INSTRUCTIONS FOR THE TASK: Leaving out every picture, copy the lines of the data exactly, from the first through the line containing "(divtop) -- (divbot);".
═══
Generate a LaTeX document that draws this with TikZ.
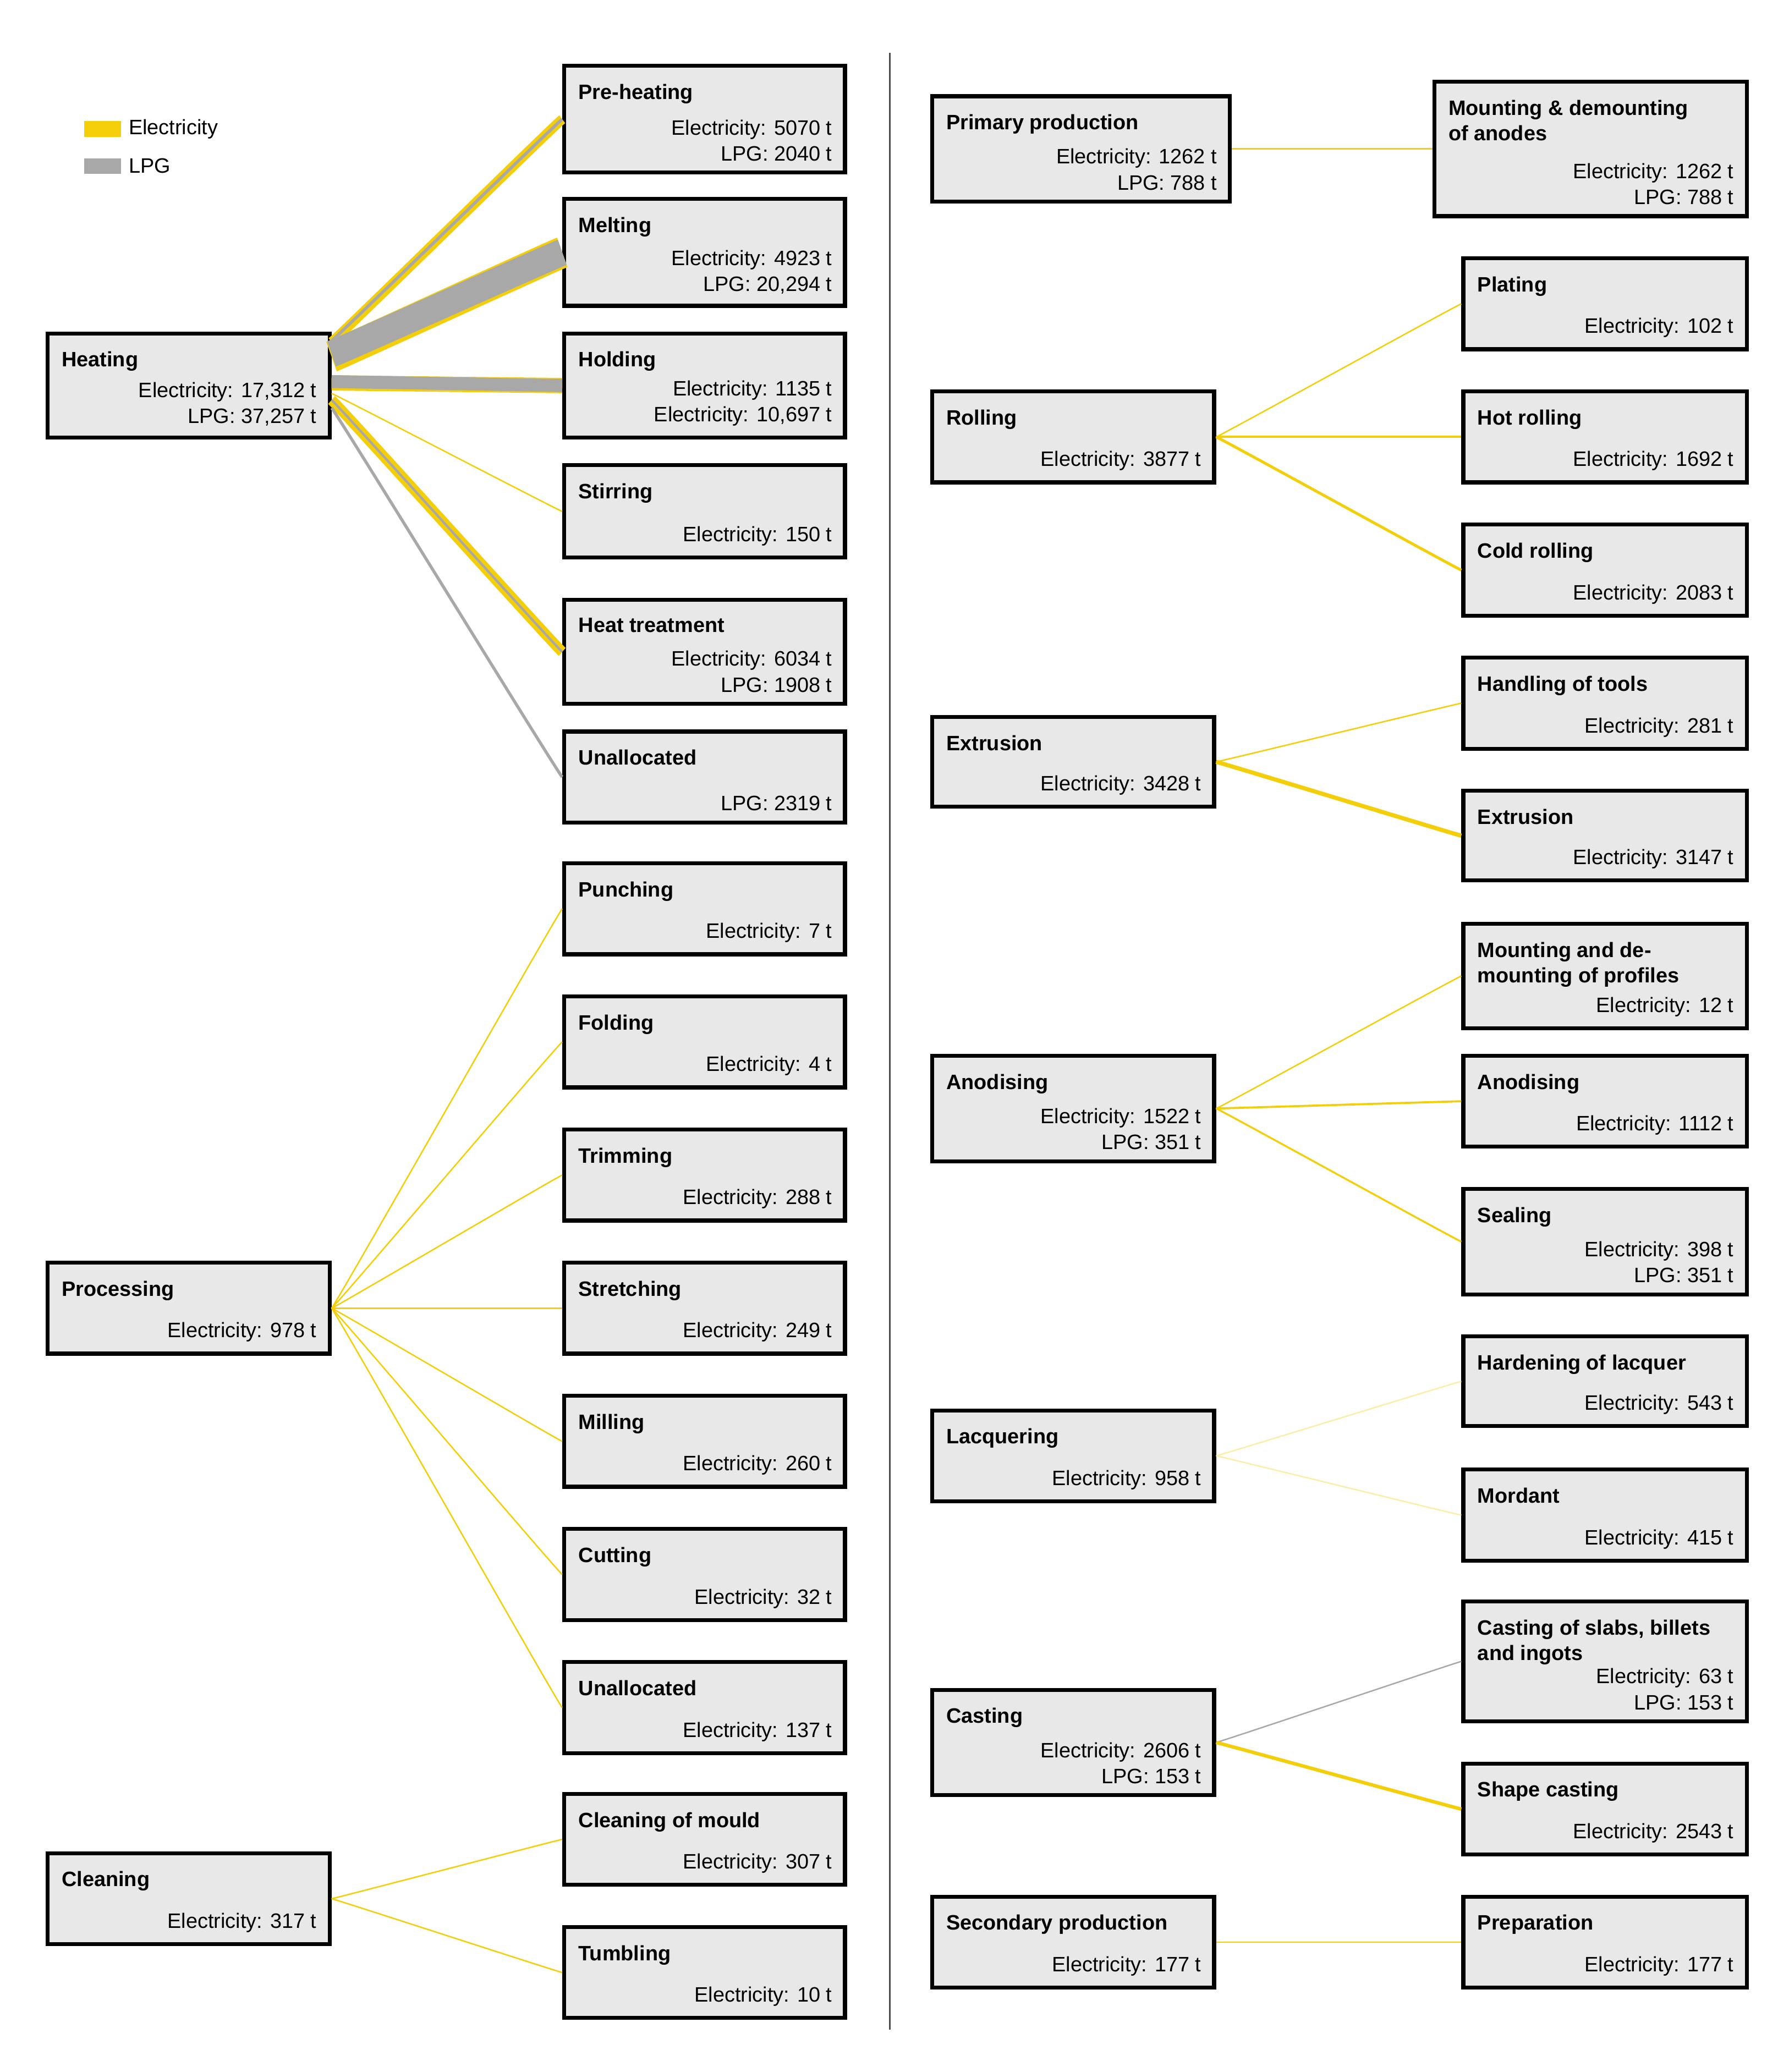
\documentclass[tikz,border=0pt]{standalone}
\usepackage{fontspec}
\setmainfont{Liberation Sans}
\usetikzlibrary{positioning, calc}
\definecolor{elec}{RGB}{245,206,10}
\definecolor{lpg}{RGB}{168,168,168}
\definecolor{boxfill}{RGB}{232,232,232}

\tikzset{
  pbox/.style={draw=black, line width=1.7pt, fill=boxfill, inner sep=0pt},
  ptitle/.style={font=\fontsize{9}{11}\selectfont\bfseries, anchor=north west, inner sep=0pt, align=left},
  pval/.style={font=\fontsize{9}{11.2}\selectfont, anchor=south east, inner sep=0pt, align=right},
  flow/.style={line cap=butt, line width=#1}
}
% box: name, x1, y1, x2, y2, title, values
\newcommand{\pbx}[7]{%
  \node[pbox, minimum width={(#4-#2)*0.02cm}, minimum height={(#5-#3)*0.02cm}] (#1) at ({(#2+#4)/2},{(#3+#5)/2}) {};
  \node[ptitle] (#1-t) at ([xshift=0.24cm, yshift=-0.3cm]#1.north west) {#6};
  \node[pval] (#1-v) at ([xshift=-0.22cm, yshift=0.2cm]#1.south east) {#7};
}
% flow: colour, width (pt), source, start offset (px), target
\newcommand{\fl}[5]{%
  \draw[#1, flow={#2}] ([yshift={-(#4)*0.02cm}]#3.east) .. controls +(1.6,0) and +(-1.6,0) .. (#5.west);
}

\begin{document}
\begin{tikzpicture}[x=0.02cm, y=-0.02cm]
  \useasboundingbox (0,0) rectangle (1357,1572);

  % legend
  \node[fill=elec, minimum width=0.56cm, minimum height=0.24cm, inner sep=0pt] (legel) at (78,98) {};
  \node[fill=lpg, minimum width=0.56cm, minimum height=0.24cm, inner sep=0pt] (leglpg) at (78,126) {};
  \node[right=0.1cm of legel, font=\fontsize{9}{11}\selectfont, inner sep=0pt] (legelt) {Electricity};
  \node[right=0.1cm of leglpg, font=\fontsize{9}{11}\selectfont, inner sep=0pt] (leglpgt) {LPG};

  % divider
  \coordinate (divtop) at (675,40);
  \coordinate (divbot) at (675,1540);
  \draw[line width=0.8pt, black!70] (divtop) -- (divbot);

  % left column
  \pbx{heat}{36}{253}{250}{332}{Heating}{Electricity: 17,312 t\\LPG: 37,257 t}
  \pbx{pre}{428}{50}{641}{131}{Pre-heating}{Electricity: 5070 t\\LPG: 2040 t}
  \pbx{melt}{428}{151}{641}{232}{Melting}{Electricity: 4923 t\\LPG: 20,294 t}
  \pbx{hold}{428}{253}{641}{332}{Holding}{Electricity: 1135 t\\Electricity: 10,697 t}
  \pbx{stir}{428}{353}{641}{423}{Stirring}{Electricity: 150 t}
  \pbx{treat}{428}{455}{641}{534}{Heat treatment}{Electricity: 6034 t\\LPG: 1908 t}
  \pbx{unalh}{428}{555}{641}{624}{Unallocated}{LPG: 2319 t}

  \pbx{proc}{36}{958}{250}{1027}{Processing}{Electricity: 978 t}
  \pbx{punch}{428}{655}{641}{724}{Punching}{Electricity: 7 t}
  \pbx{fold}{428}{756}{641}{825}{Folding}{Electricity: 4 t}
  \pbx{trim}{428}{857}{641}{926}{Trimming}{Electricity: 288 t}
  \pbx{stretch}{428}{958}{641}{1027}{Stretching}{Electricity: 249 t}
  \pbx{mill}{428}{1059}{641}{1128}{Milling}{Electricity: 260 t}
  \pbx{cut}{428}{1160}{641}{1229}{Cutting}{Electricity: 32 t}
  \pbx{unalp}{428}{1261}{641}{1330}{Unallocated}{Electricity: 137 t}

  \pbx{clean}{36}{1406}{250}{1475}{Cleaning}{Electricity: 317 t}
  \pbx{mould}{428}{1361}{641}{1430}{Cleaning of mould}{Electricity: 307 t}
  \pbx{tumb}{428}{1462}{641}{1531}{Tumbling}{Electricity: 10 t}

  % right column
  \pbx{prim}{707}{73}{933}{153}{Primary production}{Electricity: 1262 t\\LPG: 788 t}
  \pbx{anodes}{1088}{62}{1325}{164}{Mounting \& demounting\\of anodes}{Electricity: 1262 t\\LPG: 788 t}
  \pbx{roll}{707}{297}{921}{366}{Rolling}{Electricity: 3877 t}
  \pbx{plat}{1110}{196}{1325}{265}{Plating}{Electricity: 102 t}
  \pbx{hot}{1110}{297}{1325}{366}{Hot rolling}{Electricity: 1692 t}
  \pbx{cold}{1110}{398}{1325}{467}{Cold rolling}{Electricity: 2083 t}
  \pbx{extr}{707}{544}{921}{612}{Extrusion}{Electricity: 3428 t}
  \pbx{tools}{1110}{499}{1325}{568}{Handling of tools}{Electricity: 281 t}
  \pbx{extr2}{1110}{600}{1325}{668}{Extrusion}{Electricity: 3147 t}
  \pbx{anod}{707}{801}{921}{881}{Anodising}{Electricity: 1522 t\\LPG: 351 t}
  \pbx{prof}{1110}{701}{1325}{780}{Mounting and de-\\mounting of profiles}{Electricity: 12 t}
  \pbx{anod2}{1110}{801}{1325}{870}{Anodising}{Electricity: 1112 t}
  \pbx{seal}{1110}{902}{1325}{982}{Sealing}{Electricity: 398 t\\LPG: 351 t}
  \pbx{lacq}{707}{1070}{921}{1139}{Lacquering}{Electricity: 958 t}
  \pbx{hard}{1110}{1014}{1325}{1082}{Hardening of lacquer}{Electricity: 543 t}
  \pbx{mord}{1110}{1115}{1325}{1184}{Mordant}{Electricity: 415 t}
  \pbx{cast}{707}{1282}{921}{1362}{Casting}{Electricity: 2606 t\\LPG: 153 t}
  \pbx{slabs}{1110}{1215}{1325}{1306}{Casting of slabs, billets\\and ingots}{Electricity: 63 t\\LPG: 153 t}
  \pbx{shape}{1110}{1338}{1325}{1407}{Shape casting}{Electricity: 2543 t}
  \pbx{sec}{707}{1439}{921}{1508}{Secondary production}{Electricity: 177 t}
  \pbx{prep}{1110}{1439}{1325}{1508}{Preparation}{Electricity: 177 t}

  % heating flows (drawn under the boxes' edges)
  \begin{scope}[on background layer/.try]
  \end{scope}
  \fl{elec}{4.2pt}{heat}{-33}{pre}
  \fl{lpg}{1.3pt}{heat}{-34}{pre}
  \fl{elec}{13.5pt}{heat}{-22}{melt}
  \fl{lpg}{11.5pt}{heat}{-24}{melt}
  \fl{elec}{6.6pt}{heat}{-2}{hold}
  \fl{lpg}{5.6pt}{heat}{-3}{hold}
  \fl{elec}{0.6pt}{heat}{6}{stir}
  \fl{elec}{4.5pt}{heat}{11}{treat}
  \fl{lpg}{1.0pt}{heat}{11}{treat}
  \fl{lpg}{1.3pt}{heat}{17}{unalh}

  % processing and cleaning flows
  \foreach \t in {punch, fold, trim, stretch, mill, cut, unalp}
    {\fl{elec}{0.6pt}{proc}{0}{\t}}
  \fl{elec}{0.6pt}{clean}{0}{mould}
  \fl{elec}{0.6pt}{clean}{0}{tumb}

  % right side flows
  \fl{elec}{0.8pt}{prim}{0}{anodes}
  \fl{elec}{0.6pt}{roll}{0}{plat}
  \fl{elec}{1.0pt}{roll}{0}{hot}
  \fl{elec}{1.2pt}{roll}{0}{cold}
  \fl{elec}{0.6pt}{extr}{0}{tools}
  \fl{elec}{1.8pt}{extr}{0}{extr2}
  \fl{elec}{0.6pt}{anod}{0}{prof}
  \fl{elec}{0.9pt}{anod}{0}{anod2}
  \fl{elec}{0.8pt}{anod}{0}{seal}
  \fl{elec!35}{0.6pt}{lacq}{0}{hard}
  \fl{elec!35}{0.6pt}{lacq}{0}{mord}
  \fl{lpg}{0.6pt}{cast}{0}{slabs}
  \fl{elec}{1.5pt}{cast}{0}{shape}
  \fl{elec}{0.6pt}{sec}{0}{prep}
\end{tikzpicture}
\end{document}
═══
RESPONSE BELOW:
Generate a LaTeX document that draws this with TikZ.
\documentclass[tikz,border=0pt]{standalone}
\usepackage{fontspec}
\setmainfont{Liberation Sans}
\usetikzlibrary{positioning, calc}
\definecolor{elec}{RGB}{245,206,10}
\definecolor{lpg}{RGB}{168,168,168}
\definecolor{boxfill}{RGB}{232,232,232}

\tikzset{
  pbox/.style={draw=black, line width=1.7pt, fill=boxfill, inner sep=0pt},
  ptitle/.style={font=\fontsize{9}{11}\selectfont\bfseries, anchor=north west, inner sep=0pt, align=left},
  pval/.style={font=\fontsize{9}{11.2}\selectfont, anchor=south east, inner sep=0pt, align=right},
  flow/.style={line cap=butt, line width=#1}
}
% box: name, x1, y1, x2, y2, title, values
\newcommand{\pbx}[7]{%
  \node[pbox, minimum width={(#4-#2)*0.02cm}, minimum height={(#5-#3)*0.02cm}] (#1) at ({(#2+#4)/2},{(#3+#5)/2}) {};
  \node[ptitle] (#1-t) at ([xshift=0.24cm, yshift=-0.3cm]#1.north west) {#6};
  \node[pval] (#1-v) at ([xshift=-0.22cm, yshift=0.2cm]#1.south east) {#7};
}
% flow: colour, width (pt), source, start offset (px), target
\newcommand{\fl}[5]{%
  \draw[#1, flow={#2}] ([yshift={-(#4)*0.02cm}]#3.east) .. controls +(1.6,0) and +(-1.6,0) .. (#5.west);
}

\begin{document}
\begin{tikzpicture}[x=0.02cm, y=-0.02cm]
  \useasboundingbox (0,0) rectangle (1357,1572);

  % legend
  \node[fill=elec, minimum width=0.56cm, minimum height=0.24cm, inner sep=0pt] (legel) at (78,98) {};
  \node[fill=lpg, minimum width=0.56cm, minimum height=0.24cm, inner sep=0pt] (leglpg) at (78,126) {};
  \node[right=0.1cm of legel, font=\fontsize{9}{11}\selectfont, inner sep=0pt] (legelt) {Electricity};
  \node[right=0.1cm of leglpg, font=\fontsize{9}{11}\selectfont, inner sep=0pt] (leglpgt) {LPG};

  % divider
  \coordinate (divtop) at (675,40);
  \coordinate (divbot) at (675,1540);
  \draw[line width=0.8pt, black!70] (divtop) -- (divbot);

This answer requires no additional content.